>> BEGIN DATASET EXCERPT
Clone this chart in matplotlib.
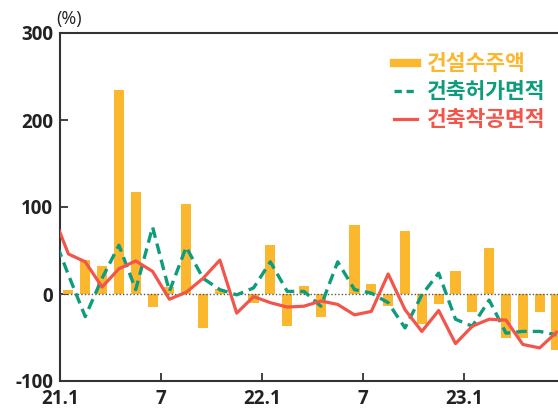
"""
건설수주액 / 건축허가면적 / 건축착공면적 증감률 차트
"""

import matplotlib
matplotlib.use('Agg')
import matplotlib.pyplot as plt
from matplotlib.lines import Line2D

plt.rcParams['font.family'] = ['Noto Sans CJK KR', 'DejaVu Sans']

# 월 (선 그래프는 20.12부터, 막대는 21.1부터)
months = ['20.12',
          '21.1', '21.2', '21.3', '21.4', '21.5', '21.6',
          '21.7', '21.8', '21.9', '21.10', '21.11', '21.12',
          '22.1', '22.2', '22.3', '22.4', '22.5', '22.6',
          '22.7', '22.8', '22.9', '22.10', '22.11', '22.12',
          '23.1', '23.2', '23.3', '23.4', '23.5', '23.6']

# 건설수주액 (21.1 ~ 23.6)
orders = [5, 39, 32, 235, 117, -15,
          8, 104, -39, 6, 0, -10,
          56, -37, 9, -26, 0, 79,
          11, -14, 72, -35, -11, 27,
          -21, 53, -50, -50, -21, -64]

# 건축허가면적 (20.12 ~ 23.6)
permits = [72,
           22, -26, 18, 56, 5, 77,
           3, 54, 18, 5, -1, 7,
           37, 3, 3, -14, 37, 5,
           1, -10, -39, -1, 24, -29,
           -37, -7, -45, -43, -43, -47]

# 건축착공면적 (20.12 ~ 23.6)
starts = [95,
          46, 37, 8, 29, 38, 26,
          -6, 2, 18, 39, -22, -3,
          -10, -15, -14, -8, -12, -24,
          -20, 23, -18, -43, -19, -57,
          -37, -29, -30, -58, -62, -44]

tick_pos = [-0.5, 5.5, 11.5, 17.5, 23.5]
tick_labels = ['21.1', '7', '22.1', '7', '23.1']

c_bar = '#FBB72E'
c_permit = '#0E9C7C'
c_start = '#F2554A'
c_axis = '#333333'
num_font = ['Open Sans', 'DejaVu Sans']

fig = plt.figure(figsize=(5.58, 4.09), dpi=100)
ax = fig.add_axes([60 / 558, 28 / 409, 1 - 60 / 558, 348 / 409])

x_bar = list(range(len(orders)))
x_line = list(range(-1, len(permits) - 1))

ax.bar(x_bar, orders, width=0.6, color=c_bar, zorder=2)
ax.axhline(0, color='#555555', lw=1, ls=(0, (1, 1.5)), zorder=3)
ax.plot(x_line, permits, color=c_permit, lw=2.4, ls=(0, (3.2, 1.8)), zorder=4)
ax.plot(x_line, starts, color=c_start, lw=2.3, zorder=5)

ax.set_xlim(-0.5, -0.5 + 498 / 16.83)
ax.set_ylim(-100, 300)
ax.set_yticks([-100, 0, 100, 200, 300])
ax.set_yticklabels(['-100', '0', '100', '200', '300'])
ax.set_xticks(tick_pos)
ax.set_xticklabels(tick_labels)

for s in ['left', 'bottom', 'top']:
    ax.spines[s].set_color(c_axis)
    ax.spines[s].set_linewidth(1.5)
ax.spines['right'].set_visible(False)
ax.tick_params(direction='in', length=6, width=1.3, color=c_axis,
               labelcolor='#222222')
ax.tick_params(axis='y', pad=5)
ax.tick_params(axis='x', pad=6)
for lab in ax.get_xticklabels() + ax.get_yticklabels():
    lab.set_fontweight('bold')
    lab.set_family(num_font)
    lab.set_fontsize(13.5)

fig.text(56 / 558, 1 - 19 / 409, '(%)', fontsize=13, color='#222222',
         va='center', ha='left', family=num_font)

handles = [Line2D([], [], color=c_bar, lw=6),
           Line2D([], [], color=c_permit, lw=2.4, ls=(0, (2.2, 1.4))),
           Line2D([], [], color=c_start, lw=2.3)]
labels = ['건설수주액', '건축허가면적', '건축착공면적']
ax.legend(handles, labels, loc='upper left', bbox_to_anchor=(375 / 558, 1 - 34 / 409),
          bbox_transform=fig.transFigure, frameon=False,
          handlelength=1.05, handletextpad=0.45, labelspacing=0.32,
          labelcolor=[c_bar, c_permit, c_start], prop={'weight': 'bold', 'size': 15.5})

plt.savefig('out.png', dpi=100)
>> END DATASET EXCERPT
- _PROBLEM DETAILS_: Wherever "matplotlib" shows up in a line, copy that line.

- _SOLUTION BELOW_:
Clone this chart in matplotlib.
import matplotlib
matplotlib.use('Agg')
import matplotlib.pyplot as plt
from matplotlib.lines import Line2D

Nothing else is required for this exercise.